Hearn himself considered the Urashima to be similar to Washington Irving's "The Adelantado of the Seven Cities" which deals with a search for St. Brendan's fabled isle, more so than to "Rip van Winkle".

Hearn's biographer Paul Murray has identified it as an "enchanted memory" of his beloved aunt, Catherine Frances Elwood, the elder sister of his Irish father, even though other commentators have assumed it was about his parting with his Greek mother, née Rosa Antonia Cassimati. (Note: Rosa Antonia Cassimati on authority of Murray. Kawamura's paper refers to her as "Rosa Cerigote".)

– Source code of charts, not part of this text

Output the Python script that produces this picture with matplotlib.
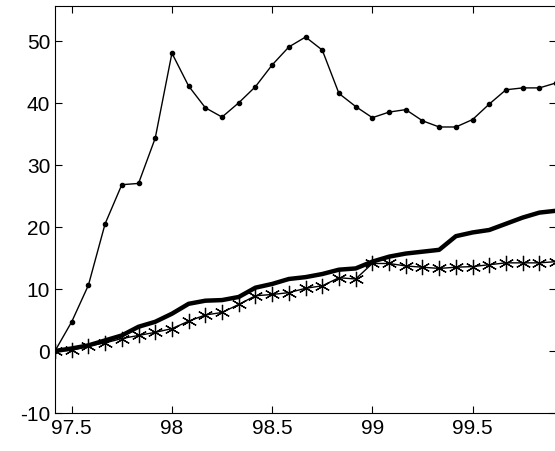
import numpy as np
import matplotlib
matplotlib.use("Agg")
import matplotlib.pyplot as plt

x_start = 97.0 + 5/12
n = 31
x = x_start + np.arange(n) / 12.0

dots = [0, 4.7, 10.6, 20.5, 26.8, 27, 34.3, 48, 42.7, 39.2, 37.7, 40, 42.6, 46.1, 49, 50.6,
        48.5, 41.5, 39.4, 37.6, 38.5, 38.9, 37.1, 36.1, 36.1, 37.3, 39.8, 42.1, 42.4, 42.4, 43.2]
stars = [0, 0.1, 0.8, 1.3, 2.0, 2.5, 3.0, 3.6, 4.8, 5.8, 6.2, 7.5, 8.9, 9.1, 9.4, 10.1,
         10.5, 11.8, 11.6, 14.1, 14.1, 13.7, 13.5, 13.3, 13.5, 13.6, 13.9, 14.2, 14.2, 14.2, 14.4]
thick = [0, 0.4, 0.9, 1.7, 2.5, 3.9, 4.7, 6.0, 7.6, 8.1, 8.2, 8.7, 10.2, 10.8, 11.6, 11.9,
         12.4, 13.1, 13.3, 14.4, 15.2, 15.7, 16.0, 16.3, 18.5, 19.1, 19.5, 20.5, 21.5, 22.3, 22.6]

plt.rcParams['font.family'] = ['Liberation Sans', 'DejaVu Sans']
plt.rcParams['axes.unicode_minus'] = False
fig = plt.figure(figsize=(5.55, 4.52), dpi=100)
ax = fig.add_axes([55/555, 38/452, 1.0 - 55/555 + 0.002, 1 - 38/452 - 7/452])
ax.plot(x, dots, 'k-', marker='o', markersize=3, linewidth=1)
ax.plot(x, thick, 'k-', linewidth=3.2)
ax.plot(x, stars, 'k-', marker=(6, 2, 0), markersize=11, markeredgewidth=0.9, linewidth=1)
ax.set_xlim(x[0], x[-1])
ax.set_ylim(-10, 55.6)
ax.set_xticks([97.5, 98, 98.5, 99, 99.5])
ax.set_xticklabels(['97.5', '98', '98.5', '99', '99.5'])
ax.set_yticks([-10, 0, 10, 20, 30, 40, 50])
ax.tick_params(direction='in', top=True, right=True, labelsize=15, length=5)
fig.savefig('out.png', dpi=100)
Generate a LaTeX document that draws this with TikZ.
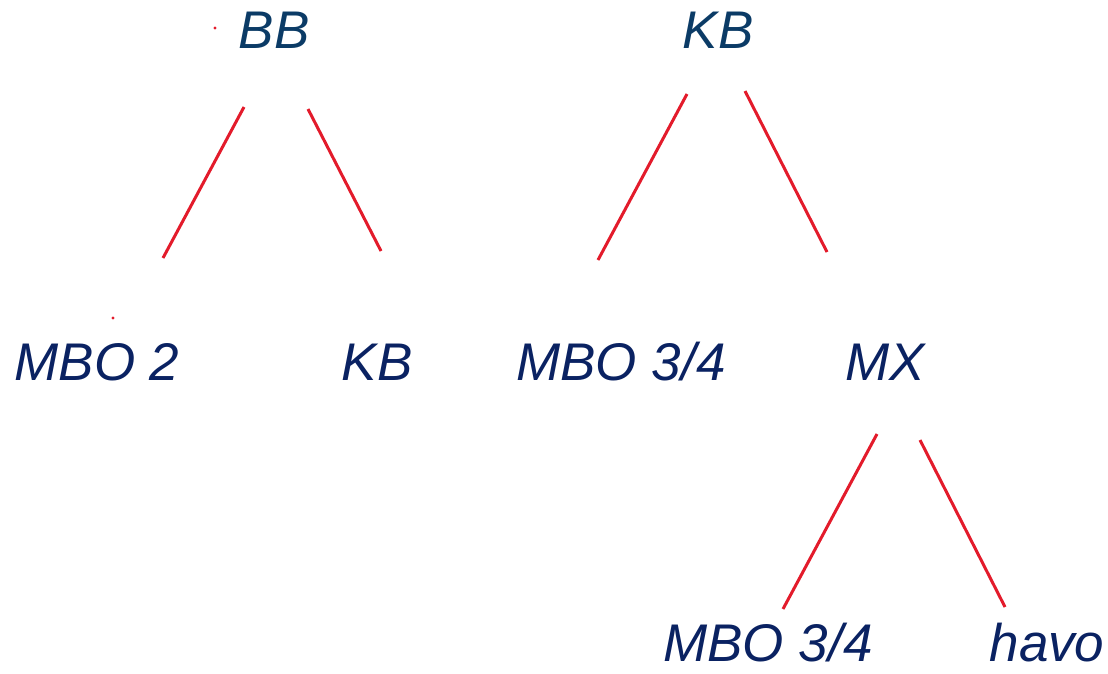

===Hearn and the Manyo poem of Urashima===
Although most commentators stress Hearn's identification with the Urashima figure, Hearn may have also empathized with the ancient poet of the Man'yōshū who recounted the even older legend of Urashima. For Hearn's essay begins in the same way: he starts by describing the scenery of Misumi, Kumamoto where he was then staying, and drifts into the tale of Urashima; likewise, the ancient poet opens by describing the scenery of Suminoe (Suminoe-ku, Osaka), then launches into his musings about the Urashima legend. Hearn's Misumi was not anywhere near the spot of the legend, however, he happened to be staying at an inn named "Urashima-ya". The identity of the ancient poet was unknown to Hearn, but scholars have determined the author of this poem have been Takahashi no Mushimaro.